**Exercise goal:** Include the line containing "import plotly.graph_objects as go" and all lines before it, repeated exactly from the listing below, without pictures.
◆ ◆ ◆ ◆ ◆
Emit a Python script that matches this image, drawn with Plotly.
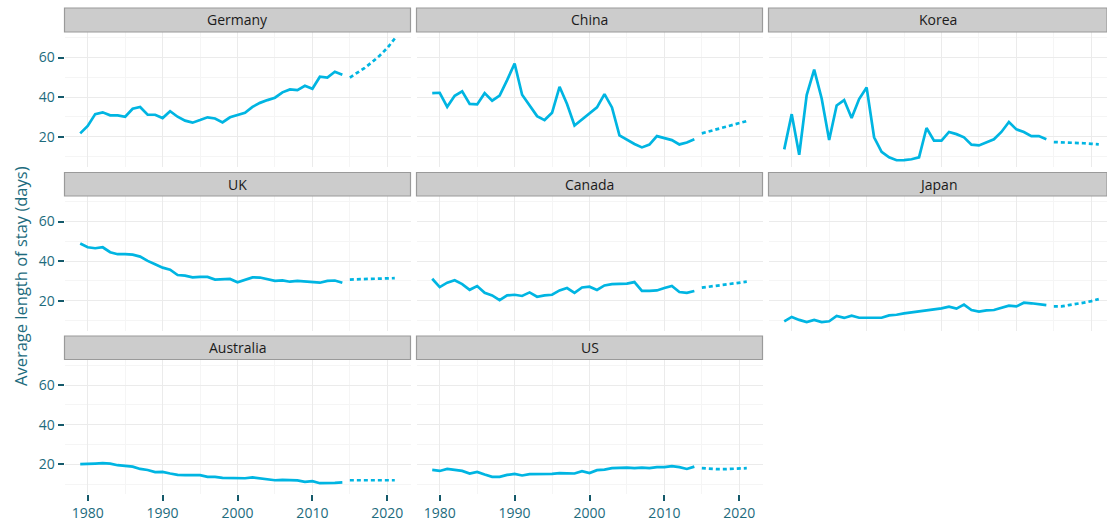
import plotly.graph_objects as go

# ---- data -------------------------------------------------------------
countries = ["Germany", "China", "Korea", "UK", "Canada", "Japan", "Australia", "US"]
years = list(range(1979, 2015))
proj_years = list(range(2015, 2022))

germany = [21.7, 25.4, 31.4, 32.3, 30.8, 30.8, 30.1, 34.1, 35.0, 31.1, 31.1, 29.4,
           32.9, 30.1, 28.1, 27.1, 28.4, 29.8, 29.2, 27.2, 29.8, 31.1, 32.1, 35.1,
           37.1, 38.5, 39.7, 42.4, 43.9, 43.5, 45.7, 44.2, 50.3, 49.9, 52.8, 51.3]
germany_proj = [49.9, 52.3, 54.8, 57.8, 61.0, 64.8, 69.6]

china = [42.0, 42.2, 35.1, 40.7, 42.9, 36.6, 36.3, 42.0, 38.2, 40.8, 48.6, 57.0,
         41.2, 35.5, 30.4, 28.4, 32.1, 45.2, 36.5, 25.7, 28.7, 32.1, 34.8, 41.5,
         34.8, 20.7, 18.3, 16.3, 14.6, 16.0, 20.3, 19.3, 18.3, 16.1, 17.1, 18.7]
china_proj = [21.7, 22.7, 23.8, 24.8, 25.8, 26.9, 27.9]

korea = [13.6, 31.4, 10.9, 41.0, 53.9, 39.3, 18.3, 35.8, 38.5, 29.4, 39.0, 44.9,
         19.7, 12.4, 9.6, 8.1, 8.2, 8.6, 9.6, 24.4, 18.0, 18.0, 22.4, 21.3,
         19.7, 16.0, 15.6, 17.3, 18.7, 22.4, 27.4, 23.7, 22.4, 20.3, 20.3, 18.7]
korea_proj = [17.3, 17.2, 17.0, 16.9, 16.7, 16.4, 16.1]

uk = [48.9, 47.0, 46.5, 47.0, 44.5, 43.5, 43.5, 43.3, 42.3, 40.1, 38.4, 36.7,
      35.7, 33.0, 32.7, 31.8, 32.0, 32.0, 30.7, 30.7, 31.0, 29.3, 30.7, 31.8,
      31.7, 31.0, 30.0, 30.3, 29.6, 30.0, 29.6, 29.3, 29.1, 30.0, 30.2, 29.1]
uk_proj = [30.7, 30.8, 30.9, 31.0, 31.1, 31.2, 31.4]

canada = [31.1, 26.9, 29.1, 30.3, 28.4, 25.5, 27.4, 24.0, 22.7, 20.3, 22.7, 23.0,
          22.4, 24.2, 22.0, 22.7, 23.0, 25.2, 26.4, 24.0, 26.7, 27.1, 25.4, 27.7,
          28.4, 28.6, 28.6, 29.4, 25.0, 25.0, 25.2, 26.4, 27.4, 24.4, 24.0, 24.9]
canada_proj = [26.6, 27.1, 27.6, 28.1, 28.6, 29.1, 29.6]

japan = [9.6, 11.8, 10.3, 9.2, 10.3, 9.2, 9.6, 12.3, 11.3, 12.4, 11.4, 11.3,
         11.3, 11.4, 12.6, 12.9, 13.6, 14.1, 14.9, 15.1, 15.8, 16.1, 17.0, 16.0,
         18.0, 15.3, 14.5, 15.1, 15.3, 16.6, 17.5, 17.1, 19.0, 18.7, 18.2, 17.8]
japan_proj = [17.1, 17.1, 17.8, 18.3, 19.0, 19.8, 20.8]

australia = [20.0, 20.0, 20.3, 20.5, 20.3, 19.5, 19.2, 18.8, 17.6, 17.1, 16.0, 16.1,
             15.3, 14.6, 14.5, 14.5, 14.5, 13.6, 13.6, 13.1, 13.1, 12.9, 12.9, 13.3,
             12.9, 12.4, 11.9, 12.1, 11.8, 11.8, 11.1, 11.4, 10.4, 10.4, 10.6, 10.8]
australia_proj = [11.9, 11.9, 11.9, 11.9, 11.9, 11.9, 11.9]

us = [17.1, 16.6, 17.6, 17.1, 16.6, 15.3, 16.1, 14.8, 13.6, 13.6, 14.6, 15.1,
      14.3, 15.0, 15.0, 15.0, 15.1, 15.5, 15.5, 15.3, 16.5, 15.5, 17.0, 17.3,
      18.0, 18.2, 18.3, 18.0, 18.3, 18.0, 18.5, 18.5, 19.0, 18.5, 17.6, 18.8]
us_proj = [18.0, 17.6, 17.5, 17.5, 17.6, 17.7, 18.0]

history = [germany, china, korea, uk, canada, japan, australia, us]
projection = [germany_proj, china_proj, korea_proj, uk_proj,
              canada_proj, japan_proj, australia_proj, us_proj]

# ---- layout geometry (pixels) -----------------------------------------
W, H = 1107, 524
col_px = [(64.5, 410.5), (416.5, 762.5), (768.5, 1107.0)]
# (strip top, panel top, panel bottom)
row_px = [(8.0, 32.0, 166.5), (172.5, 196.0, 330.5), (336.0, 359.5, 494.0)]
panel_w = col_px[0][1] - col_px[0][0]
x_lo, x_hi = 1976.9, 2023.1
y_range = [4.95, 72.9]

LINE = "#00B5E2"
TEAL = "#1D6B7D"
TICK = "#14596A"
GRID_MAJOR = "#EBEBEB"
GRID_MINOR = "#F5F5F5"
FONT = "Open Sans"


def px_x(v):
    return v / W


def px_y(v):
    return 1 - v / H


fig = go.Figure()
shapes, annotations = [], []
layout_axes = {}

for i, name in enumerate(countries):
    r, c = divmod(i, 3)
    n = i + 1
    xa = "x" if n == 1 else f"x{n}"
    ya = "y" if n == 1 else f"y{n}"
    x0p, x1p = col_px[c]
    st, pt, pb = row_px[r]

    # same scale in every column; the last column is clipped by the page edge
    xr_hi = x_lo + (x_hi - x_lo) * (x1p - x0p) / panel_w

    fig.add_trace(go.Scatter(
        x=years, y=history[i], xaxis=xa, yaxis=ya, mode="lines",
        line=dict(color=LINE, width=2.7), showlegend=False, hoverinfo="x+y"))
    fig.add_trace(go.Scatter(
        x=proj_years, y=projection[i], xaxis=xa, yaxis=ya, mode="lines",
        line=dict(color=LINE, width=2.7, dash="4px,3px"), showlegend=False,
        hoverinfo="x+y"))

    bottom_row = name in ("Australia", "US")
    left_col = c == 0

    layout_axes[f"xaxis{'' if n == 1 else n}"] = dict(
        domain=[px_x(x0p), px_x(x1p)], range=[x_lo, xr_hi], anchor=ya,
        tickmode="linear", tick0=1980, dtick=10,
        showgrid=True, gridcolor=GRID_MAJOR, gridwidth=1.2,
        minor=dict(dtick=5, tick0=1975, showgrid=True, gridcolor=GRID_MINOR,
                   gridwidth=1, ticks=""),
        zeroline=False, showline=False,
        ticks="outside" if bottom_row else "", ticklen=6, tickwidth=2,
        tickcolor=TICK, showticklabels=bottom_row,
        tickfont=dict(family=FONT, size=14, color=TEAL))
    layout_axes[f"yaxis{'' if n == 1 else n}"] = dict(
        domain=[px_y(pb), px_y(pt)], range=y_range, anchor=xa,
        tickmode="linear", tick0=0, dtick=20,
        showgrid=True, gridcolor=GRID_MAJOR, gridwidth=1.2,
        minor=dict(dtick=10, tick0=0, showgrid=True, gridcolor=GRID_MINOR,
                   gridwidth=1, ticks=""),
        zeroline=False, showline=False,
        ticks="outside" if left_col else "", ticklen=6, tickwidth=2,
        tickcolor=TICK, showticklabels=left_col,
        tickfont=dict(family=FONT, size=14, color=TEAL))

    # facet strip
    shapes.append(dict(type="rect", xref="paper", yref="paper",
                       x0=px_x(x0p), x1=px_x(x1p), y0=px_y(pt), y1=px_y(st),
                       fillcolor="#CCCCCC", line=dict(color="#9A9A9A", width=1.2),
                       layer="above"))
    annotations.append(dict(text=name, xref="paper", yref="paper",
                            x=px_x((x0p + min(x1p, x0p + panel_w)) / 2),
                            y=px_y((st + pt) / 2), showarrow=False,
                            xanchor="center", yanchor="middle",
                            font=dict(family=FONT, size=14, color="#1A1A1A")))

annotations.append(dict(text="Average length of stay (days)", xref="paper",
                        yref="paper", x=px_x(20), y=px_y(276), textangle=-90,
                        showarrow=False, xanchor="center", yanchor="middle",
                        font=dict(family=FONT, size=16.5, color=TEAL)))

fig.update_layout(width=W, height=H, margin=dict(l=0, r=0, t=0, b=0),
                  paper_bgcolor="white", plot_bgcolor="white",
                  shapes=shapes, annotations=annotations, **layout_axes)

fig.write_html("out.html")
◆ ◆ ◆ ◆ ◆
**Exercise output:**
Emit a Python script that matches this image, drawn with Plotly.
import plotly.graph_objects as go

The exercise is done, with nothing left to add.